Performance Optimization for Future Hardware: FPGA
The FPGA branch of this project is destined to investigate in hardware structures fitting optimally to the
needs of scientific codes.
FPGAs are an interesting candidate for high-performance computing, because the user is able to freely
configure its computational resources and their interconnection. Even manufacturers of supercomputers
and general-purpose CPUs are about to introduce FPGAs or reconfigurable parts in their products.
Therefore, recently a lot of contributions on the use of FPGAs for high-performance computing were published.
Nearly without exception they came to the conclusion, that FPGAs are not well suited for this community.
The main reasons for this are manifold. However, most of them are due to too superficial examination:
Concluding, FPGAs enable the creation of the perfectly fitting architecture, but the costs (in terms of both effort
and financial costs) are too high. However, even large general-purpose CPU manufacturers think about partial
reconfigurable designs and thus investigation of the principles will be worthwile.
- "FPGAs are of no use for floating-point operations"
The common opinion is, that only integer or at most fixed-point arithmetic is really efficient on FPGAs.
However, also the FPGA development had rapid advances in recent years. There are devices with thousands of
basic floating-point multiplier units that can be used to assemble even double-precision. The manufacturers often
offer libraries that makes the use very easy while remaining efficient at 75% of the device's clock speed
Moreover, least of the scientists have examined their methods on the need for accuracy. Mostly
they know they can be sure that double-precision is sufficiently accurate and since it is not expensive
on a general-purpose CPU, they use floating-point operations in double precision. When developing a special
hardware device of a specific method (i.e. using an FPGA), one has freedom in choice of the accuracy for
each operation needed. Spending effort into an accuracy study for the method one can optimize each single
operator for the trade-off of width (i.e. space) and speed.
- "FPGAs cannot evade the memory bottle neck"
Most scientists who try to port their application to an FPGA buy a standard evaluation board from the FPGA
manufacturer and hope to execute one iteration of their problem per cycle. But then they realize that the
data cannot transferred fast enough from and to memory. What they do forget is, that they would have the
ability to evade the bottle neck. Again they used a preconfigured architecture and tried to adapt their
problem to this structure.
Completely free from any constraints a specific architecture for every scientific problem could be
assembled. For this not only the integrated circuit, implemented in the FPGA, is necessary, but also
a elaborate board design that exactly fits to the needs of the algorithm. I.e. for dealing with the memory
bottle neck, several memory controllers or a memory bus width of hundreds of bits could be used.
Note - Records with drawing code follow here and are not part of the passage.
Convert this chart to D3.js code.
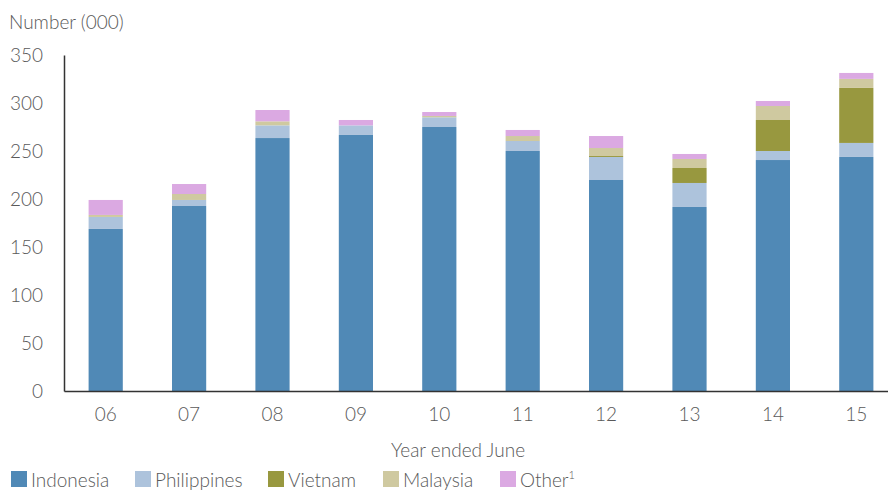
<!DOCTYPE html>
<html>
<head>
<meta charset="utf-8">
<script src="https://cdn.jsdelivr.net/npm/d3@7"></script>
<style>
  html, body { margin: 0; padding: 0; background: #fff; }
  svg { display: block; font-family: Lato, "Open Sans", sans-serif; }
  text { fill: #595959; font-weight: 300; }
</style>
</head>
<body>
<svg class="vis" width="888" height="490"></svg>
<script>
// years (x categories)
const years = ["06", "07", "08", "09", "10", "11", "12", "13", "14", "15"];

// series values, thousands
const indonesia   = [168.8, 192.7, 263.5, 266.7, 275.0, 250.0, 219.8, 191.7, 240.6, 243.8];
const philippines = [12.5, 6.3, 13.2, 10.0, 10.1, 10.4, 24.0, 25.0, 9.4, 14.6];
const vietnam     = [0, 0, 0, 0, 0, 0, 1.0, 15.6, 32.3, 57.3];
const malaysia    = [2.1, 6.2, 4.2, 0, 1.4, 5.2, 8.3, 9.4, 14.6, 9.4];
const other       = [15.6, 10.4, 11.8, 5.6, 4.1, 6.3, 12.5, 5.2, 5.2, 6.2];

const seriesNames = ["Indonesia", "Philippines", "Vietnam", "Malaysia", "Other"];
const seriesColors = ["#5089b6", "#adc3dc", "#98983f", "#cfc9a0", "#dba9e2"];

const yTicks = [0, 50, 100, 150, 200, 250, 300, 350];

const vis = {

    dims: { left: 64, right: 898, top: 55, bottom: 391 },

    init: function() {

        const svg = d3.select("svg.vis");

        // one row per year for the stack
        const rows = years.map((y, i) => ({
            year: y,
            Indonesia: indonesia[i],
            Philippines: philippines[i],
            Vietnam: vietnam[i],
            Malaysia: malaysia[i],
            Other: other[i]
        }));

        const x = d3.scaleBand()
            .domain(years)
            .range([vis.dims.left, vis.dims.right])
            .padding(0);

        const y = d3.scaleLinear()
            .domain([0, 350])
            .range([vis.dims.bottom, vis.dims.top]);

        const barW = x.bandwidth() * 0.41;

        const color = d3.scaleOrdinal().domain(seriesNames).range(seriesColors);

        const stacked = d3.stack().keys(seriesNames)(rows);

        // bars
        svg.append("g")
          .selectAll("g")
          .data(stacked)
          .join("g")
            .attr("fill", s => color(s.key))
          .selectAll("rect")
          .data(s => s)
          .join("rect")
            .attr("x", d => x(d.data.year) + (x.bandwidth() - barW) / 2)
            .attr("y", d => y(d[1]))
            .attr("width", barW)
            .attr("height", d => Math.max(0, y(d[0]) - y(d[1])));

        // y axis
        const yAxis = svg.append("g")
            .attr("transform", `translate(${vis.dims.left},0)`)
            .call(d3.axisLeft(y).tickValues(yTicks).tickSize(0).tickPadding(21));
        yAxis.select(".domain").attr("stroke", "#333").attr("stroke-width", 1.5);
        yAxis.selectAll("text")
            .attr("font-size", 19)
            .attr("font-family", "Lato, sans-serif")
            .attr("fill", "#595959");

        // x axis
        const xAxis = svg.append("g")
            .attr("transform", `translate(0,${vis.dims.bottom})`)
            .call(d3.axisBottom(x).tickSize(0).tickPadding(17));
        xAxis.select(".domain").attr("stroke", "#333").attr("stroke-width", 1.5);
        xAxis.selectAll("text")
            .attr("font-size", 19)
            .attr("font-family", "Lato, sans-serif")
            .attr("fill", "#595959");

        // titles
        svg.append("text")
            .attr("x", 9)
            .attr("y", 29)
            .attr("font-size", 19)
            .text("Number (000)");

        svg.append("text")
            .attr("x", 458)
            .attr("y", 457)
            .attr("text-anchor", "middle")
            .attr("font-size", 19)
            .text("Year ended June");

        // legend
        const legX = [11, 135, 268, 383, 500];
        const leg = svg.append("g")
          .selectAll("g")
          .data(seriesNames)
          .join("g")
            .attr("transform", (d, i) => `translate(${legX[i]},471)`);

        leg.append("rect")
            .attr("width", 16)
            .attr("height", 16)
            .attr("fill", d => color(d));

        const lt = leg.append("text")
            .attr("x", 20)
            .attr("y", 16)
            .attr("font-size", 19);
        lt.append("tspan").text(d => d);
        lt.filter(d => d === "Other")
          .append("tspan")
            .attr("font-size", 11)
            .attr("dy", -8)
            .text("1");
    }
};

vis.init();
</script>
</body>
</html>
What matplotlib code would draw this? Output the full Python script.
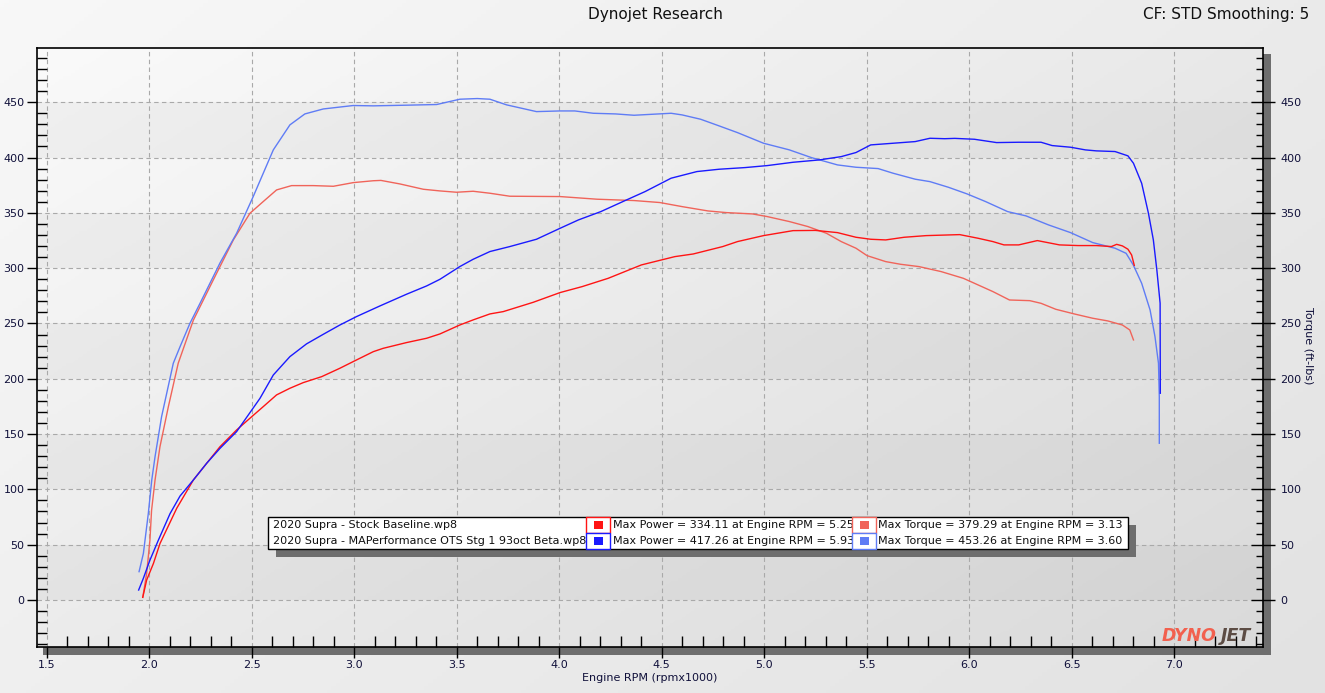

Of course the design of an individual board demands even more knowledge of electrical engineering, such
that the evaluation process of FPGA as alternative architecture would last several years.
- "Programming FPGAs isn't like programming C++"
Since FPGAs simulate hardware circuits, normally the configuration is compiled from a description written
in a hardware description language (HDL) on the Register Transfer abstraction Level (RTL). Albeit learning a
new language is no obstacle for programmers, HDLs are very different because they not only describe the
processes (like a normal programming language) but also the structure. The conclusion of most scientists is,
that it is not possible to expect from the standard scientists to learn writing in HDLs.
However, there are tools that try to smooth this way by translating codes written in a programming language
like C++ to a hardware description. All the current tools have drawbacks and limitations, however, with
enough effort and scientific motivation better tools could be made available.
Therefore, this part of the project will address the limitations and possibilities of reconfigurable hardware in
general. With small studies on different evaluation boards principles will be derived that allow conclusions whether
a scientific method would benefit from reconfigurable parts in a computer (or CPU) and in which way current architectures
have to be improved to be better suitable for modern scientific problems.